I wonder if we went through the same storm as you in 1972. We were in ballast returning to Australia for another coal load and on leaving Japan their weather service gave a typhoon warning for the north Pacific region. We asked for details but they advised to contact Guam in a couple of days time for an update which we did. The reply was what typhoon. the result was that they would send a plane up and let us know. Before they could contact us we informed them of it's exact location as we were in the middle of it just outside the eye. we had a rough few days and from the bridge you could actually see the ship bending which our skipper said was a good thing otherwise she'ld break. On arrival in Sydney an inspection showed every single pipeline along the deck had multiple breaks and even an hydraulic line under one of the hatch covers fractured. We shipped seas right over the deck to break against the accommodation block but apart from some railing no other serious damage but it was a very memorable experience.


----------



## slick (Mar 31, 2006)

All,
ref. the pics in the Pacific time to leave Foc'sle and report to the Bridge "soaked" and remonstrate with on watch Mate.....
Yours aye,
slick


----------



## Frank P (Mar 13, 2005)

ebbwjunc said:


> I wonder if we went through the same storm as you in 1972. We were in ballast returning to Australia for another coal load and on leaving Japan their weather service gave a typhoon warning for the north Pacific region.
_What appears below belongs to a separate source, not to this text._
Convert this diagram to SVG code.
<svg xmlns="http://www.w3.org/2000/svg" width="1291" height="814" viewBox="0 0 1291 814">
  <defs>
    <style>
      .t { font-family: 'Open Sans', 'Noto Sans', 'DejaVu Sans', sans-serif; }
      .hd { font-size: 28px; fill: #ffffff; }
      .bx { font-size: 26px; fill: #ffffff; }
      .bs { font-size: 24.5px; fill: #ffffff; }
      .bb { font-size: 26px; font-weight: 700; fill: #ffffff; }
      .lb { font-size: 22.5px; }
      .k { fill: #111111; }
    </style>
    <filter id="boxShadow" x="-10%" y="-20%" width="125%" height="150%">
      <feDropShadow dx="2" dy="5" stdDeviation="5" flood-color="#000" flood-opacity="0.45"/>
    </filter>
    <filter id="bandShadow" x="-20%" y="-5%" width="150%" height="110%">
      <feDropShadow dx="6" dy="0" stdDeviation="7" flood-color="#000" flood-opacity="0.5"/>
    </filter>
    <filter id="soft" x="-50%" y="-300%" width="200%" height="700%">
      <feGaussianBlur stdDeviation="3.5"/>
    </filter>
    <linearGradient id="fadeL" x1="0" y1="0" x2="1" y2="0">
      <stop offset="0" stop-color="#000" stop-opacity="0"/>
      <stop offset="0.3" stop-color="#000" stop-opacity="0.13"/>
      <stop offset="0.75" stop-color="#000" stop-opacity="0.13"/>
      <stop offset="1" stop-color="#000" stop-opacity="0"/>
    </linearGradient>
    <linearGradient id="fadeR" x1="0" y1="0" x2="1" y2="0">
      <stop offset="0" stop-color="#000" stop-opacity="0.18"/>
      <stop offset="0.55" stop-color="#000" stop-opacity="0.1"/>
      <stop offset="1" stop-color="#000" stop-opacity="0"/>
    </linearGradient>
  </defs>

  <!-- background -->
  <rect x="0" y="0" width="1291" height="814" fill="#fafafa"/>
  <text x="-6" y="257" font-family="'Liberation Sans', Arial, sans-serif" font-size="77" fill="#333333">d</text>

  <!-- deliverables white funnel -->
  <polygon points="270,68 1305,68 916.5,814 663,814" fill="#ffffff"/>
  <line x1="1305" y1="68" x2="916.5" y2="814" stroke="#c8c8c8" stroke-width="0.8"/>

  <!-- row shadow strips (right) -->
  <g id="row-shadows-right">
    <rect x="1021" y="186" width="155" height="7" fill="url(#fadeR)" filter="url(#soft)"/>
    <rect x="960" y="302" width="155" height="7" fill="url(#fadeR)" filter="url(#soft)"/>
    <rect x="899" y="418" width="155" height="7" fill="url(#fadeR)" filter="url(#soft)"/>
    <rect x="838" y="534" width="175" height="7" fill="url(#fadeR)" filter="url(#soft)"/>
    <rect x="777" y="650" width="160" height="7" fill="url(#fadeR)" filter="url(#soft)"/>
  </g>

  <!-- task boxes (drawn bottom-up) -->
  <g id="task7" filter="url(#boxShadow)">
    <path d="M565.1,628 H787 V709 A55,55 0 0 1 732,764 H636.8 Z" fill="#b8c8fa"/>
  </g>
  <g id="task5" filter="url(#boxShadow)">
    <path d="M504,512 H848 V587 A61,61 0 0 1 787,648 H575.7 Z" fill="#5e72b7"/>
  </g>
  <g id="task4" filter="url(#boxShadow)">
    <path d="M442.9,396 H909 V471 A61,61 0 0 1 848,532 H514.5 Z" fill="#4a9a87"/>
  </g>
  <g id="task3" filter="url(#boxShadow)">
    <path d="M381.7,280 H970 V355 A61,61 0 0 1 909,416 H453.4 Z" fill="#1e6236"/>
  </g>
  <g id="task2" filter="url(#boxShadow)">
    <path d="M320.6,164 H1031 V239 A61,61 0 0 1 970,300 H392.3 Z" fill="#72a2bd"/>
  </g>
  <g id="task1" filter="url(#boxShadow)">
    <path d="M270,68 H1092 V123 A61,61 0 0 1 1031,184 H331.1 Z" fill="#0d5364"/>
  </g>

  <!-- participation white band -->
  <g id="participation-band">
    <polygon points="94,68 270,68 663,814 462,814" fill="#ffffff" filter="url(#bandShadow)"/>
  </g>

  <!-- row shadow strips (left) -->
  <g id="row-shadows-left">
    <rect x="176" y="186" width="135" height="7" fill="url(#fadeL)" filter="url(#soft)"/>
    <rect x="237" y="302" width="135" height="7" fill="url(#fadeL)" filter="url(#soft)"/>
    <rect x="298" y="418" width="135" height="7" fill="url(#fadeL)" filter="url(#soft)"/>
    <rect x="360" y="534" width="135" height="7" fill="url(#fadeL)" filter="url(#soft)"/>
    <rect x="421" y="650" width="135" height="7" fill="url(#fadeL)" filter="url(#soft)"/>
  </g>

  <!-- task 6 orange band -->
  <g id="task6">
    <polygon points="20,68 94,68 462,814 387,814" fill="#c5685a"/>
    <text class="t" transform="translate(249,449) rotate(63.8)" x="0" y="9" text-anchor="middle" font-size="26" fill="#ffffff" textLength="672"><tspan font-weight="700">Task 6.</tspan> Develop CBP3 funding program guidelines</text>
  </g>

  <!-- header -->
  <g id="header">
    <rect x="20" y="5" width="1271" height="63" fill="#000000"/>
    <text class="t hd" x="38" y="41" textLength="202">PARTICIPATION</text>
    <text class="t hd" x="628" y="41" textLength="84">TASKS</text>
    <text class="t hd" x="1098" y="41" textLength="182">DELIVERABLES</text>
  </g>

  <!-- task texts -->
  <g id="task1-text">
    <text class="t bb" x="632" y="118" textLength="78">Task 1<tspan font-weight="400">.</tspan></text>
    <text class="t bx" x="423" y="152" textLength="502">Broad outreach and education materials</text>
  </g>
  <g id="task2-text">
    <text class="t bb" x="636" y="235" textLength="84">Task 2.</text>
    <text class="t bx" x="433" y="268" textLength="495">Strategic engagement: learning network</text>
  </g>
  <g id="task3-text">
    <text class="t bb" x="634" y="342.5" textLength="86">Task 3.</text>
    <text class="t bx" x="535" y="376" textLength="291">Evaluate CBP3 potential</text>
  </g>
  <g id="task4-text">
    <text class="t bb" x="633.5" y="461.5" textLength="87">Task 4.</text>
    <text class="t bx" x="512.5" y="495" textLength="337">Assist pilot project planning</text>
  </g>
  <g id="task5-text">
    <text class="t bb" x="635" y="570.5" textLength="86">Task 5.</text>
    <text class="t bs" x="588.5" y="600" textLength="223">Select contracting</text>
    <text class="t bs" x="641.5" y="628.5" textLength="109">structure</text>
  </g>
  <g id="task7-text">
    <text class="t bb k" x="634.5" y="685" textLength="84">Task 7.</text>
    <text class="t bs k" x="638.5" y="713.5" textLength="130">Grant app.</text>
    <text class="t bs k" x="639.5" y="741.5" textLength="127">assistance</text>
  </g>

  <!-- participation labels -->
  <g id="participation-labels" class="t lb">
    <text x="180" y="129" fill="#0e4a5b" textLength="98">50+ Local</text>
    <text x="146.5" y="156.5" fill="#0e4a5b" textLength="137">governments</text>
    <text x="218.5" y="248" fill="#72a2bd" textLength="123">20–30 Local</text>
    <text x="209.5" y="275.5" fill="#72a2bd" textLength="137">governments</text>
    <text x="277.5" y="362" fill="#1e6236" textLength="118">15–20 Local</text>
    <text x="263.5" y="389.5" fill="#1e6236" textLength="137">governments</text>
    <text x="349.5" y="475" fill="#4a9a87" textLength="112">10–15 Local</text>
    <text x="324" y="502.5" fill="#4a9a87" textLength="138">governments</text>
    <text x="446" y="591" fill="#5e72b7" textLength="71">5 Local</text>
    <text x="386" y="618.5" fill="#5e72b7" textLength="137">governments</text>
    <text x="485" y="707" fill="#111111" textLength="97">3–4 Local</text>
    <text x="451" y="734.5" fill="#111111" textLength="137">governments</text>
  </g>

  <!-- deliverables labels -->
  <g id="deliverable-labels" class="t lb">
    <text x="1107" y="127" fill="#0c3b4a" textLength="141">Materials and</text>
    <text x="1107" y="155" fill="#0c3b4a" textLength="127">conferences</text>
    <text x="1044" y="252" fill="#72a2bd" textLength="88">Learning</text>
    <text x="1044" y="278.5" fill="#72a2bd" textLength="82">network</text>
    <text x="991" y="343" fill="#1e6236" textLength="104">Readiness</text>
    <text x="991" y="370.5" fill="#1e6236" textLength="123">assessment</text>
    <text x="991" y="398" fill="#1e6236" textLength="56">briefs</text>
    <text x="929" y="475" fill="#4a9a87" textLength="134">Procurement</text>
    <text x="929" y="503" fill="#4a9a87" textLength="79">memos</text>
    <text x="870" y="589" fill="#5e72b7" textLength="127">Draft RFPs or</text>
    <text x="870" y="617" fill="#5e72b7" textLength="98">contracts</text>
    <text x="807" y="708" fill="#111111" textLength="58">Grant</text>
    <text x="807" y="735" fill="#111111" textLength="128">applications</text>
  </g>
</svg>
We asked for details but they advised to contact Guam in a couple of days time for an update which we did. The reply was what typhoon. the result was that they would send a plane up and let us know. Before they could contact us we informed them of it's exact location as we were in the middle of it just outside the eye. we had a rough few days and from the bridge you could actually see the ship bending which our skipper said was a good thing otherwise she'ld break. On arrival in Sydney an inspection showed every single pipeline along the deck had multiple breaks and even an hydraulic line under one of the hatch covers fractured. We shipped seas right over the deck to break against the accommodation block but apart from some railing no other serious damage but it was a very memorable experience.


It could have been the same storm, if I remember correctly a few fishing boats went down and one Greek cargo ship was lost with all hands, our radio operator said that there was plenty of traffic during the storm but there was not a lot any of the ships in the area could do............

Frank


----------